Back in 2014 i lived in Berlin and started loving the recently started services by the ride sharing company Uber. But just after a few months of service taxi drivers across Europe decided to go on a massive strike to protest the new competition. Part of this strike was a large manifestation in front of the Olympic Stadium In Berlin. A motorcade of 1,000 taxis drove towards the stadium. That morning me and two friends decided to go to that manifestation in order to show flag for our right as consumers to pick the ride of our choice. We went to a copy shop and printed some A3-sized signs saying “Taxi monopoly is so yesterday” and “Uber on!” Our little stunt got wide media attention and the taxi drivers went so crazy that Police had to escort us away from the angry taxi drivers. That day I realized that there’s no organized lobby for consumers that love choice. At the same time companies weren’t used to support consumers to drive policies that would benefits both: consumers and innovators.

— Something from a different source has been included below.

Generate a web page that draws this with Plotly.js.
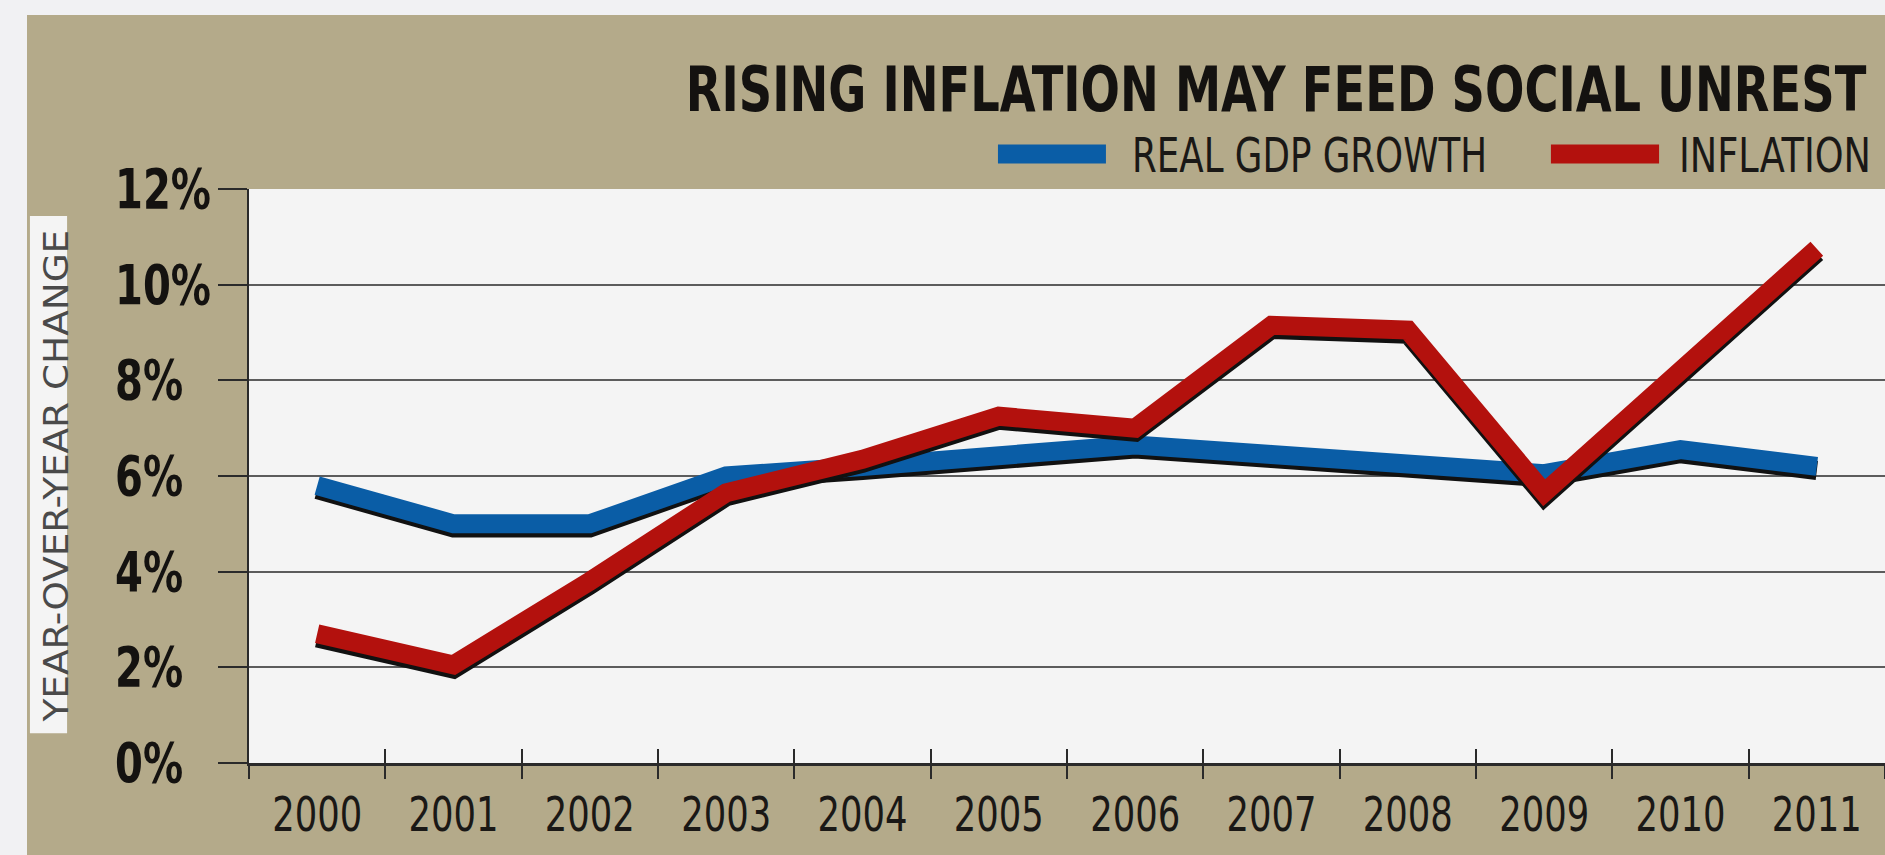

After two years of running some campaigns for choice and against the Nanny State within Students For Liberty we decided to take this consumers advocacy to the next level and founded the Consumer Choice Center.
With Yael Ossowski and David Clement in North America and Luca Bertoletti and me in Europe we aimed to create a consumer group that actually cares about our desire to freely choose.
Students For Liberty was tremendously important to get this launched. Their support and trust helped us to focus on this new project.
So whom does the Consumer Choice Center represent?
Broadly we represent the silent majority of consumers that feel confident making their own choices. Those who are fed up with regulatory overreach. Consumers who would benefit from innovation such as home sharing or harm reducing technologies if they wouldn’t be banned by paternalistic policies.
Over the past two years we got support from millions of social media users who watch, like, and share our work in the web. We also got endorsed by policy makers from Europe, North- and South America and more and more regulators including the European Commission are curious about our work and invite us to help shaping consumer friendly policies.
According to representative polls we have conducted in several countries the vast majority of consumers prefer choice. And this is was the Consumer Choice Center stands for.
We also just launched a new program that allows consumers to support the CCC through annual membership fees and become card-carrying Consumer Choice Center supporters.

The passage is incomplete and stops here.